Landmarking is a PROCESS, and reviewing changes or additions to landmarks is also a PROCESS, and the rules are defined individually for each landmark. Every Chicago Landmark, when designated by the City Council, includes a list of significant architectural and historical figures so that every owner knows what is important about their building. But what is appropriate for a bungalow may not be for a Queen Anne, and vice versa.
Here’s one for individualism. Thanks, Washington state.
WEDNESDAY UPDATE FROM SAIC HPRES STUDENT MITCH BROWN:
“Connor is denied on each and every count. I hope the good judges of Illinois’ Supreme Court read the decision.

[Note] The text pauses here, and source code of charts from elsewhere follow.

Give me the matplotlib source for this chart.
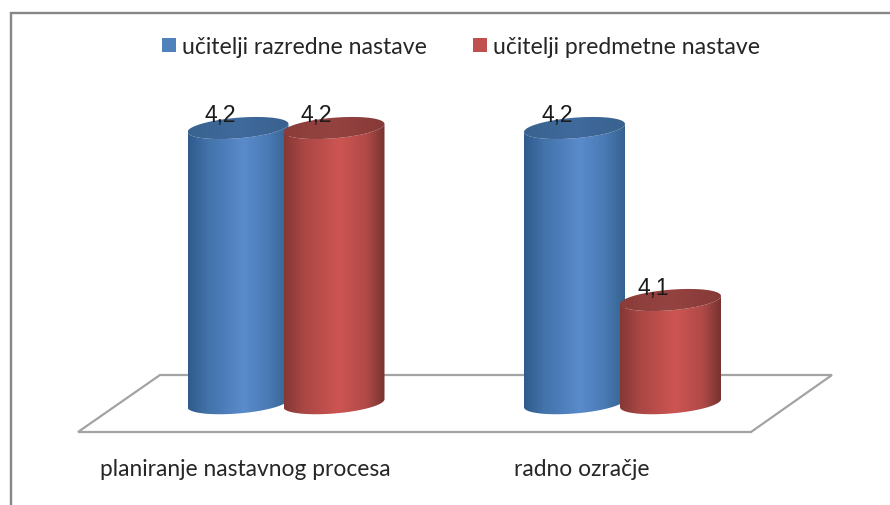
#!/usr/bin/env python3
import numpy as np
from matplotlib import pyplot as plt
from matplotlib.colors import LinearSegmentedColormap
from matplotlib.patches import PathPatch, Patch, Polygon
from matplotlib.path import Path

categories = ['planiranje nastavnog procesa', 'radno ozračje']
series_names = ['učitelji razredne nastave', 'učitelji predmetne nastave']
razredna = [4.2, 4.2]
predmetna = [4.2, 4.1]
value_labels_razredna = ['4,2', '4,2']
value_labels_predmetna = ['4,2', '4,1']

base_value = 4.04

plt.rcParams['font.family'] = ['Lato', 'DejaVu Sans']

W, H = 890, 505
fig = plt.figure(figsize=(W / 100, H / 100), dpi=100)

# frame + floor live in pixel coordinates
deco = fig.add_axes([0, 0, 1, 1])
deco.set_xlim(0, W)
deco.set_ylim(H, 0)
deco.axis('off')
deco.plot([10.5, 10.5, W], [H, 12.5, 12.5], color='#868686', lw=1.7, solid_joinstyle='miter')
deco.add_patch(Polygon([(78, 432), (751, 432), (832, 375), (160, 375)], closed=True,
                       facecolor='white', edgecolor='#a3a3a3', lw=1.6))

# bars live in value / category coordinates
ax = fig.add_axes([0, 0, 1, 1])
ax.patch.set_alpha(0)
ax.axis('off')
per_cat = 336.5
per_val = 1720.0
x_lim = (-286 / per_cat, (W - 286) / per_cat)
y_lim = (4.2 - 377 / per_val, 4.2 + 128 / per_val)

a = 50.5 / per_cat
b = 10.3 / per_val
tilt = 4.0 / per_val
offset = 48.0 / per_cat

blue_side = LinearSegmentedColormap.from_list('blue_side', [
    (0, '#2f5b8c'), (0.2, '#4373ab'), (0.55, '#5a8bcb'), (0.8, '#4a7ab5'), (1, '#35628f')])
red_side = LinearSegmentedColormap.from_list('red_side', [
    (0, '#843835'), (0.2, '#aa4745'), (0.55, '#cd5552'), (0.82, '#b04a48'), (1, '#763330')])
blue_top = LinearSegmentedColormap.from_list('blue_top', ['#39628f', '#3f6a9c', '#3a628f'])
red_top = LinearSegmentedColormap.from_list('red_top', ['#8a3c39', '#954341', '#863a37'])


def cylinder(cx, value, label, side, top, z):
    # left to right along the lower half of the ellipse
    t = np.linspace(0, np.pi, 60)
    ex = cx - a * np.cos(t)
    lower = -b * np.sin(t) - tilt * np.cos(t)
    upper = b * np.sin(t) - tilt * np.cos(t)
    outline_x = np.concatenate([ex, ex[::-1]])
    outline_y = np.concatenate([base_value + lower, value + lower[::-1]])
    body = PathPatch(Path(np.column_stack([outline_x, outline_y])),
                     facecolor='none', edgecolor='none', zorder=z)
    ax.add_patch(body)
    grad = np.linspace(0, 1, 256).reshape(1, -1)
    im = ax.imshow(grad, cmap=side, extent=(cx - a, cx + a, base_value - 0.02, value + 0.02),
                   aspect='auto', zorder=z, interpolation='bilinear')
    im.set_clip_path(body)

    cap_x = np.concatenate([ex, ex[::-1]])
    cap_y = np.concatenate([value + lower, value + upper[::-1]])
    cap = PathPatch(Path(np.column_stack([cap_x, cap_y])),
                    facecolor='none', edgecolor='none', zorder=z + 0.1)
    ax.add_patch(cap)
    im2 = ax.imshow(grad, cmap=top, extent=(cx - a, cx + a, value - 0.02, value + 0.02),
                    aspect='auto', zorder=z + 0.1, interpolation='bilinear')
    im2.set_clip_path(cap)

    ax.text(cx - 17.5 / per_cat, value + 12 / per_val, label, ha='center', va='center',
            family='Liberation Sans', fontsize=16.5, color='#1a1a1a', zorder=10)


for i in range(len(categories)):
    cylinder(i - offset, razredna[i], value_labels_razredna[i], blue_side, blue_top, 3 + i)
    cylinder(i + offset, predmetna[i], value_labels_predmetna[i], red_side, red_top, 3.5 + i)
    ax.text(i - 41 / per_cat, 4.2 - 342 / per_val, categories[i], ha='center', va='center',
            fontsize=16.4, color='#262626')

ax.set_xlim(*x_lim)
ax.set_ylim(*y_lim)

handles = [Patch(facecolor='#4f81bd', edgecolor='none'), Patch(facecolor='#c0504d', edgecolor='none')]
fig.legend(handles, series_names, loc='center', bbox_to_anchor=(461 / W, 1 - 47 / H), ncols=2,
           frameon=False, fontsize=16.6, handlelength=0.6, handleheight=0.55, handletextpad=0.25,
           columnspacing=2.0, labelcolor='#262626')

plt.savefig('out.png', dpi=100)
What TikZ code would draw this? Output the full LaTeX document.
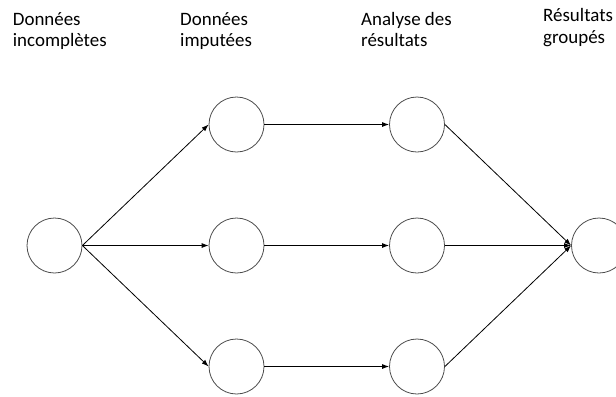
\documentclass[tikz,border=0pt]{standalone}
\usepackage{fontspec}
\setmainfont{Carlito}
\usetikzlibrary{arrows.meta}

\begin{document}
\begin{tikzpicture}[x=1bp, y=-1bp,
    etat/.style={circle, draw=black!70, line width=0.8bp, minimum size=55bp, inner sep=0pt},
    fleche/.style={-{Latex[length=7bp, width=5bp]}, line width=0.8bp},
    titre/.style={anchor=base west, align=left, inner sep=0pt, font=\fontsize{19}{21.7}\selectfont}]
			\useasboundingbox (0,0) rectangle (616,396);
			\clip (0,0) rectangle (616,396);
			% titres
			\node[titre] (t0) at (12.7,46.7) {Données\\incomplètes};
			\node[titre] (t1) at (180,46.7) {Données\\imputées};
			\node[titre] (t2) at (361,46.7) {Analyse des\\résultats};
			\node[titre] (t3) at (543,43) {Résultats\\groupés};
			% cercles
			\node[etat] (d0) at (54.5,245.5) {};
			\node[etat] (r) at (599,245.5) {};
			\foreach \i/\y in {1/124.5, 2/245.5, 3/366.5} {
				\node[etat] (m\i) at (236.5,\y) {};
				\node[etat] (a\i) at (417,\y) {};
				\draw[fleche] (d0.east) -- (m\i.west);
				\draw[fleche] (m\i.east) -- (a\i.west);
				\draw[fleche] (a\i.east) -- (r.west);
			}
		\end{tikzpicture}
\end{document}
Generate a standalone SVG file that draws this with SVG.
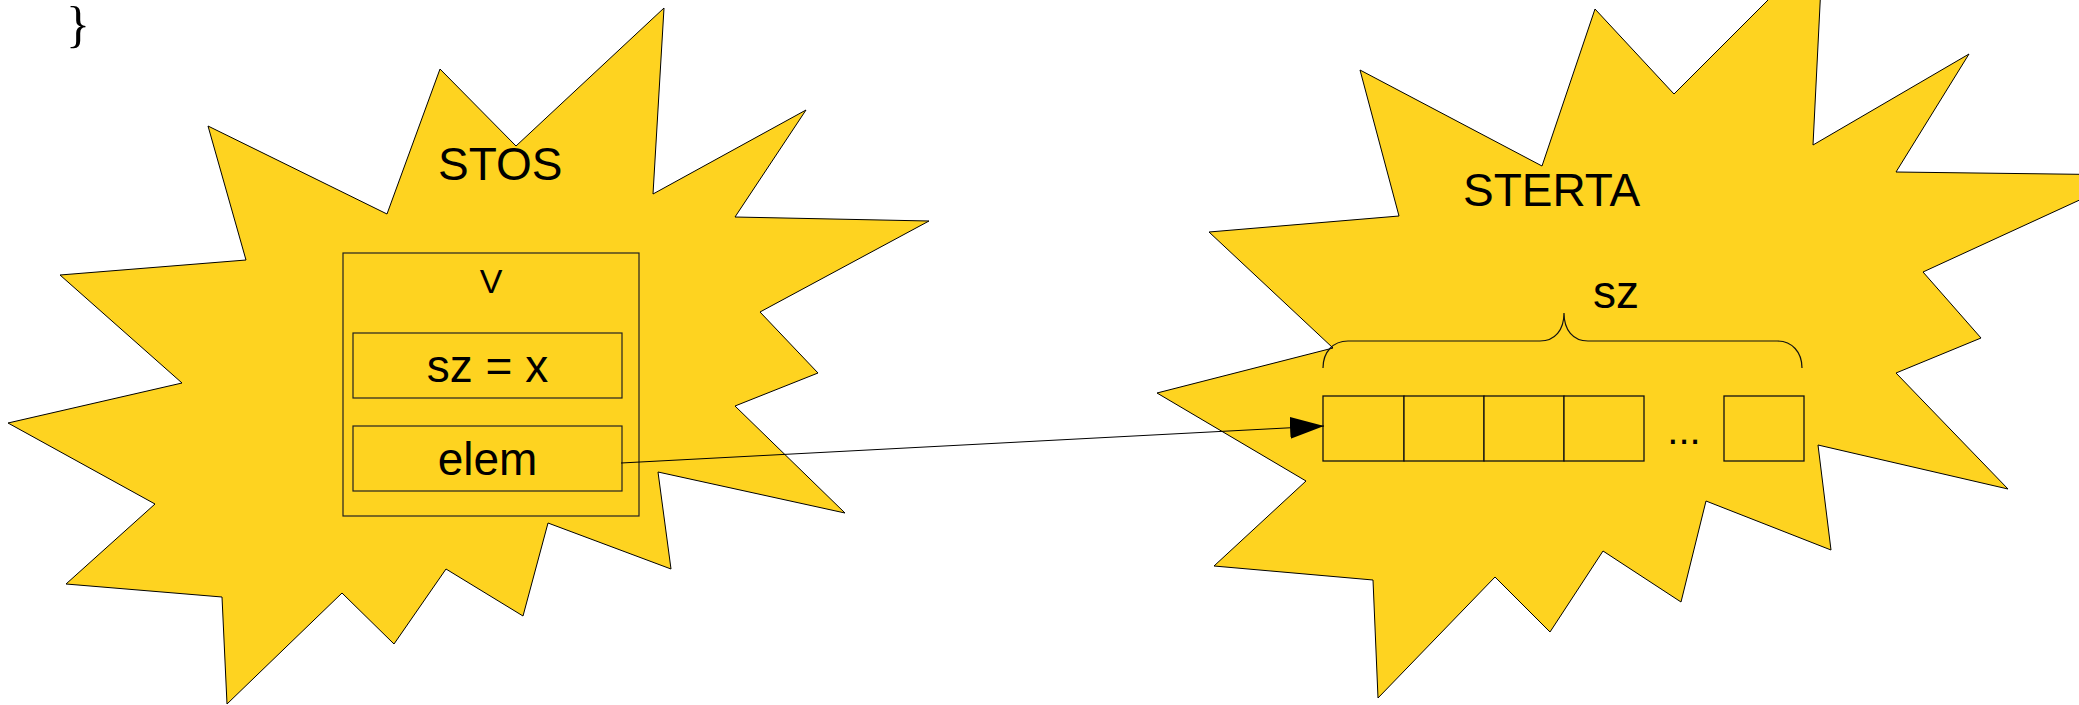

Deprivation of substantive due process – NOPE, landmark preservation is a legitimate state interest.
Regulatory taking – NOPE the safeguarding of the public interest in legitimate in this sphere (they got RFRA wrong)
Hidden indirect tax, fee – NOPE even had the SLPB required the stipulations Connor’s alleges (which they didn’t) it would’ve been in the service of mitigation in protection of the Ordinance 11022.
Wrong application of the Law 20 – NOPE as the hearing examiner properly applied SMC since under SMC and Standard 9, Connor’s proposal would adversely affect the landmark and there were alternatives available. Connor’s argument rests on his insistence that the “owner’s objectives” are not subject to review (who is this guys lawyer!?) “A party who purchases a property subject to agreed upon landmark controls cannot thwart those controls by defining his objectives under SMC entirely in terms of the return he wishes to make on the property” (hearing examiner with court concurrence)
“The Landmarks Preservation Ordinance is impermissibly vague because it does not tell me exactly what I can do with my property” – REJECTED – Can Conner ascertain the requirements for an acceptable project? – YES – The LPO contains both contextual standards and a process for clarification and guidance as to individual sites.
LPO and Ordinance 11022 describe specific features to be preserved with corresponding contextual standards for application.
“The doctrine of vagueness does not require a statute to meet impossible standards of specificity” I like this one the best.
“Clear Error” NOPE – Court reviewed hearing examiners review which was based on publicly passed Ordinance 11022, not the Report on Designation used by the Board.
Scope of the Designation? Is the site protected? Connors – ” ‘Satterlee House and Satterlee Residence’ is proof the city council intended only the house and not the site to be recommended…!”
Lets all hope Hanna and Mwroka’s cases are as ham-fistedly argued as Connor’s was.